Now, why can't I have n photons simultaneously hitting on the same electron, therefore giving me energy n*hbar*omega, so that I can virtually knock electrons out from any material with a beam of light of any energy?

 

[Darwin123]

So in photoelectric effect, electrons can be ejected from a material when a beam of light shines upon the material, provided that the incident photons have enough energy to overcome the work function, i.e. hbar*omega has to be greater than W.

Now, why can't I have n photons simultaneously hitting on the same electron, therefore giving me energy n*hbar*omega, so that I can virtually knock electrons out from any material with a beam of light of any energy?

The photoelectric effect can occur with more than one photon hitting at once. The rate of this occurring is proportional to the n1 power of the photon density. However, the rate of multiphoton electron emission is extremely low at the photon densities achievable with lamps or cw lasers. The rate of mutliphoton emission is greater with coherent sources (lasers) then with incoherent sources (lamps) of light.
The nineteenth century physicists examined the photoelectric effect using conventional lamps. The intensity of the light was low. Their electronics were much slower than the advanced electronics that we have today. Because their electronics were so slow, they had to decrease the intensity of their light sources to distinguish between single photon electron emissions. So the photon density of their light sources was extremely low. The rate of single photon electron emission was much larger than the rate of multiphoton electron emission. The “dead-time” problem was big. There was no way a nineteenth century physicist could have detected multiphoton electron emission.
Today, we have high intensity light sources and very fast electronics. So we can detect some multiphoton electron emission. The single photon electron emission is an unwanted background when one want to study two photon electron emission.
Two photon electron emission is enhanced if the two photons are entangled. This is called the two photon effect. Again, physicists of the nineteenth century could not make entangled pairs of photons. So they couldn’t have seen this biphoton enhancement.
Scientists have studied two photon electron emission. I want to contrast a two photon effect without entanglement with a two photon effect without entanglement. Here are two links.

This study does not use biphotons.
http://iopscience.iop.org/1367-2630/9/10/368/
“We report on the observation of two-photon electron emission from silver nanoparticles suspended in nitrogen flow resulting from irradiating them with continuous wave and pulsed laser light with photon energies below the threshold of the single-photon photoelectric effect. The photoelectron yield is quadratic in the light intensity, and the two-photon electron emission threshold is evident.”
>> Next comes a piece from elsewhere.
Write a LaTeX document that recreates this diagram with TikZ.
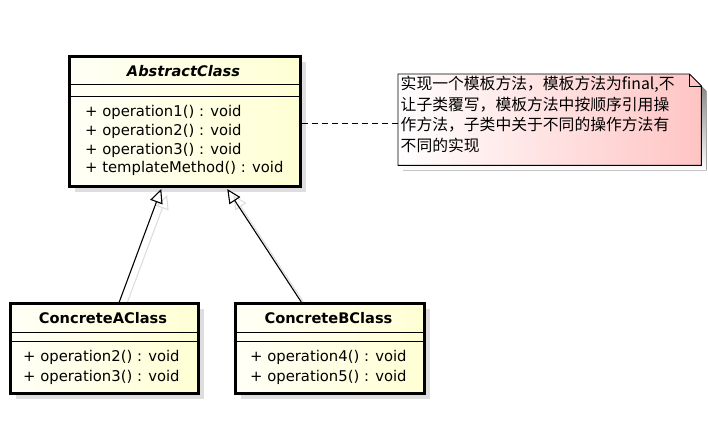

The following experiment did not use a high intensity source. They used biphotons.
http://www.maik.ru/full/lasphys/03/12/lasphys12_03p1546full.pdf
“Experimental Observation of the Two-Photon Photoelectric Effect in Faint Biphoton Light
For the first time, the two-photon photoelectric effect in a faint biphoton field was observed experimentally; increased efficiency of the biphoton light as compared to the same intensity of coherent light in the two-photon process was proven.”